There’s nothing wrong with being fashionably late. With late-model Mustangs, Chargers, Camaros, and Thunderbirds all traversing American roads in retro fashion, the infamous thunder chicken was noticeably gone.
In the Firebird’s defense, it doesn’t help that Pontiac was shut down in 2009. That hasn’t stopped custom fabricator Kasim Tlibekov (Tlibekua) from imagining what a modern-day Firebird would look like. As it turns out, the answer is pretty damn mean.
More Curves than Jessica Rabbit
GM produced the Firebird until 2002, with four generations of the car roughly following the development of the Chevy Camaro with which it shared a platform. Tlibekov’s take on the car borrows heavily from the first-generation Firebird, blending some seriously wide hips and lovely rounded fenders into the vintage car’s basic shape.

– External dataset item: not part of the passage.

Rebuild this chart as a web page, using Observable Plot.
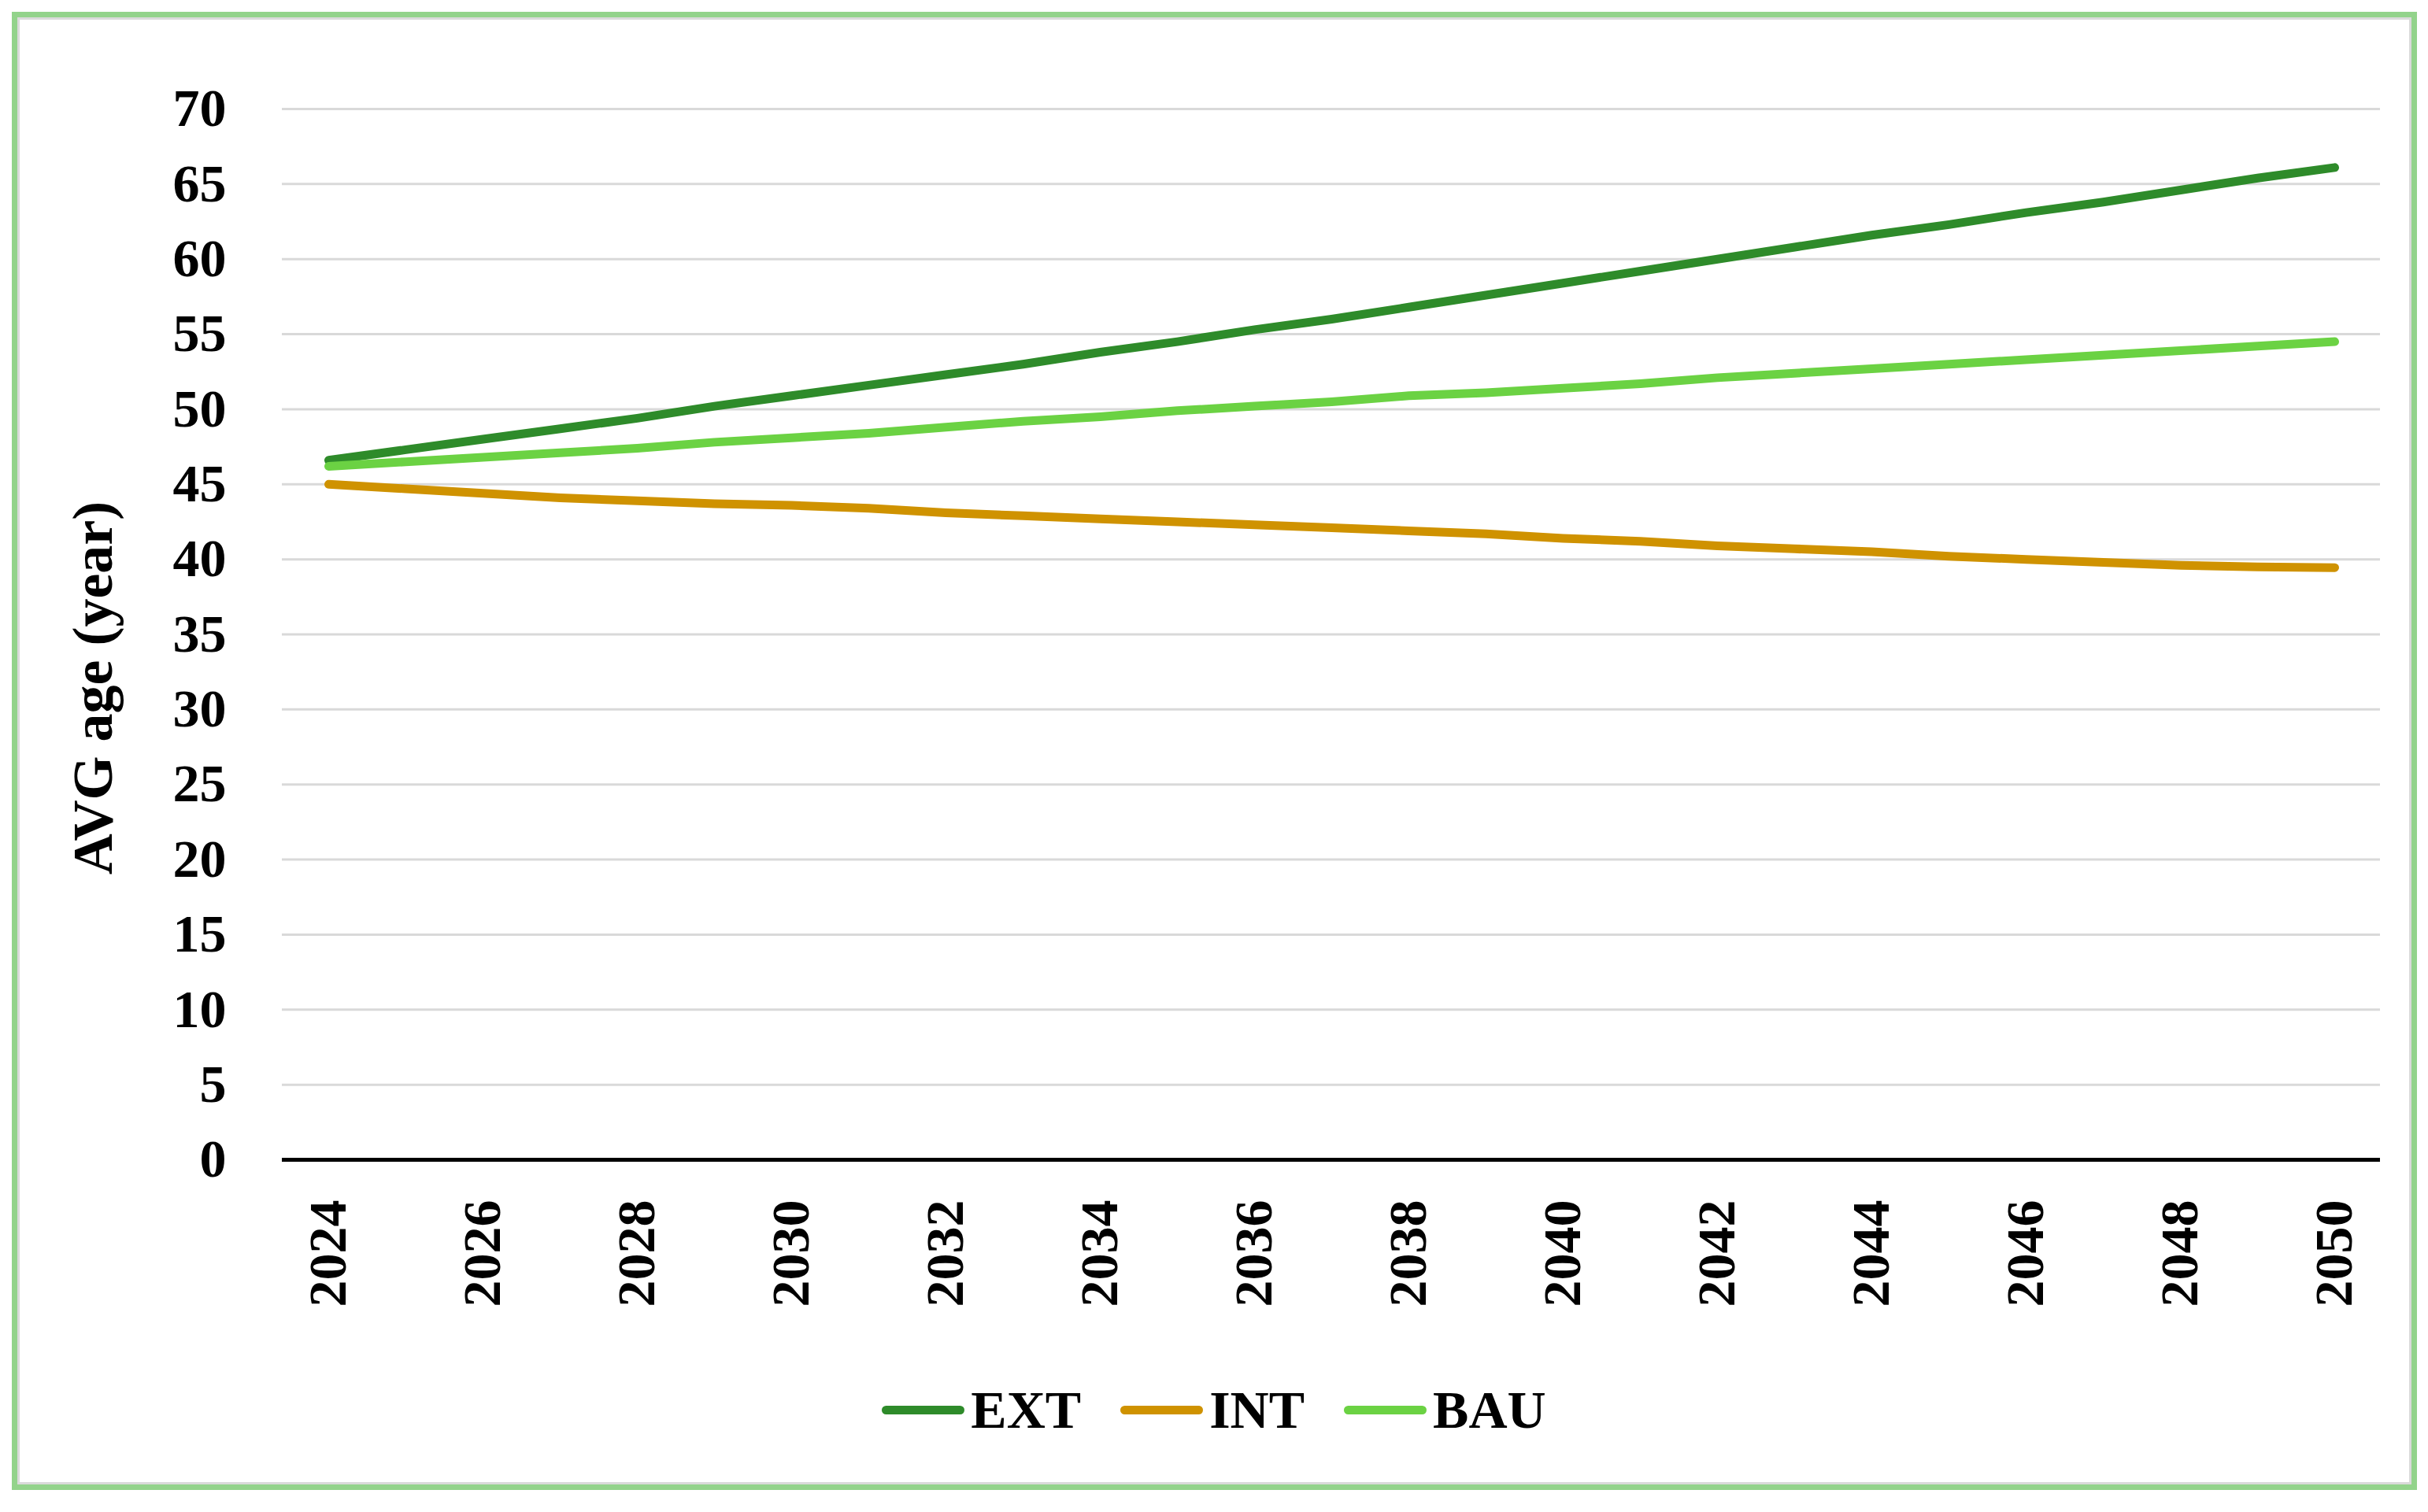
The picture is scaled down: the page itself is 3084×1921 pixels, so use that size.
<!DOCTYPE html>
<html><head><meta charset="utf-8">
<script src="https://cdn.jsdelivr.net/npm/d3@7"></script>
<script src="https://cdn.jsdelivr.net/npm/@observablehq/plot@0.6"></script>
<style>
html,body{margin:0;padding:0;background:#fff;}
body{width:3084px;height:1921px;position:relative;overflow:hidden;font-family:"Liberation Serif",serif;}
#chart{position:absolute;left:0;top:0;}
#frame{position:absolute;left:15px;top:15px;width:3041px;height:1864px;border:7px solid #93d38b;box-shadow:inset 0 0 0 3px #dadada;pointer-events:none;}
#legend{position:absolute;left:0;top:1752px;width:3084px;display:flex;justify-content:center;align-items:center;font-weight:bold;font-size:68px;color:#000;}
.item{display:flex;align-items:center;margin:0 25px;}
.sw{width:105px;height:11px;border-radius:5.5px;margin-right:8px;}
</style>
</head><body>
<div id="chart"></div>
<div id="legend"></div>
<div id="frame"></div>
<script>
const years = [2024,2025,2026,2027,2028,2029,2030,2031,2032,2033,2034,2035,2036,2037,2038,2039,2040,2041,2042,2043,2044,2045,2046,2047,2048,2049,2050];
const seriesNames = ["EXT","INT","BAU"];
const seriesColors = ["#2e8b2a","#cf9200","#6bd243"];
const ext = [46.6,47.3,48.0,48.7,49.4,50.2,50.9,51.6,52.3,53.0,53.8,54.5,55.3,56.0,56.8,57.6,58.4,59.2,60.0,60.8,61.6,62.3,63.1,63.8,64.6,65.4,66.1];
const int = [45.0,44.7,44.4,44.1,43.9,43.7,43.6,43.4,43.1,42.9,42.7,42.5,42.3,42.1,41.9,41.7,41.4,41.2,40.9,40.7,40.5,40.2,40.0,39.8,39.6,39.5,39.45];
const bau = [46.2,46.5,46.8,47.1,47.4,47.8,48.1,48.4,48.8,49.2,49.5,49.9,50.2,50.5,50.9,51.1,51.4,51.7,52.1,52.4,52.7,53.0,53.3,53.6,53.9,54.2,54.5];
const xTicks = [2024,2026,2028,2030,2032,2034,2036,2038,2040,2042,2044,2046,2048,2050];
const yTicks = [0,5,10,15,20,25,30,35,40,45,50,55,60,65,70];
const yLabel = "AVG age (year)";

const valuesBySeries = {EXT: ext, INT: int, BAU: bau};
const data = seriesNames.flatMap(s => years.map((y, i) => ({series: s, year: String(y), value: valuesBySeries[s][i]})));

const font = '"Liberation Serif", serif';
const chart = Plot.plot({
  width: 3084,
  height: 1700,
  marginLeft: 358,
  marginRight: 61,
  marginTop: 138,
  marginBottom: 227,
  style: {fontFamily: font, fontWeight: "bold", fontSize: "68px", color: "#000", background: "transparent"},
  x: {type: "point", domain: years.map(String), padding: 0.5},
  y: {domain: [0, 70]},
  color: {domain: seriesNames, range: seriesColors},
  marks: [
    Plot.gridY(yTicks.filter(d => d > 0), {stroke: "#d9d9d9", strokeOpacity: 1, strokeWidth: 3}),
    Plot.axisY(yTicks, {tickSize: 0, tickPadding: 71, fontSize: 68, fontWeight: "bold", label: null}),
    Plot.text([yLabel], {text: d => d, frameAnchor: "left", rotate: -90, lineAnchor: "bottom", textAnchor: "middle", dx: -217, dy: 68, fontSize: 72, fontWeight: "bold", fill: "#000"}),
    Plot.axisX(xTicks.map(String), {tickSize: 0, tickPadding: 51, tickRotate: -90, fontSize: 68, fontWeight: "bold", label: null}),
    Plot.ruleY([0], {stroke: "#000", strokeWidth: 5}),
    Plot.line(data, {x: "year", y: "value", z: "series", stroke: "series", strokeWidth: 11, strokeLinecap: "round", strokeLinejoin: "round"})
  ]
});
document.getElementById("chart").appendChild(chart);

const legend = document.getElementById("legend");
seriesNames.forEach((s, i) => {
  const item = document.createElement("div");
  item.className = "item";
  const sw = document.createElement("div");
  sw.className = "sw";
  sw.style.background = seriesColors[i];
  const t = document.createElement("span");
  t.textContent = s;
  item.appendChild(sw);
  item.appendChild(t);
  legend.appendChild(item);
});
</script>
</body></html>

He asserts that unlike attempts from other builders, this car is not a Camaro in bodywork. It is a one-hundred-percent original design from the ground up.
Check out My Good Side
The front three-quarter view is probably the car’s best. You can spot the ’68-inspired grille and squared-off headlights. A large air damn gapes beneath them, perhaps feeding into a set of turbochargers a-la the “TT” designation. An aggressive splitter is suspended on wires, completing the look.
Black is unquestionably the right color for this car, and the dished seven-spoke wheels it wears complete the look nicely. They must be at least 11 inches wide in back to accommodate the race rubber this thing sports—complete with #Tlibekua stencils. Hoonigan eat your heart out.
Junk in the Trunk
Around back the concept displays some ’70s flair with a set of rear-window louvers. The sculpted cockpit blends nicely into the doorsills, but if we have any gripe about this design, it’s the car’s Kardashian-inspired rear end.
Tlibekov clearly wants to send the message that this car is powerful, and requires the immense grip that a widened rear-end as this provides. Where things get dicey is in the flared fenders that arch up above a set of tasteful first-gen-inspired taillights and then roll all the way around the sides of the car into a set of oval exhaust tips.
It’s not beyond help, and Tlibekov himself admits this is the last part of the car that needs more tweaking, but as it stands the back looks a little contrived as if he got lazy and tacked on the back of a Viper or AC Cobra.
Still, the overall design is stunning and looks drivable. We shouldn’t let a little extra in back keep anyone from having a good time. This seems to be a one-off project, so if you want your own build you’ll have to go for a body-kit, which is a pretty inexpensive way to get the job done. There’s only one question left to ask with this build though: What’s under the hood?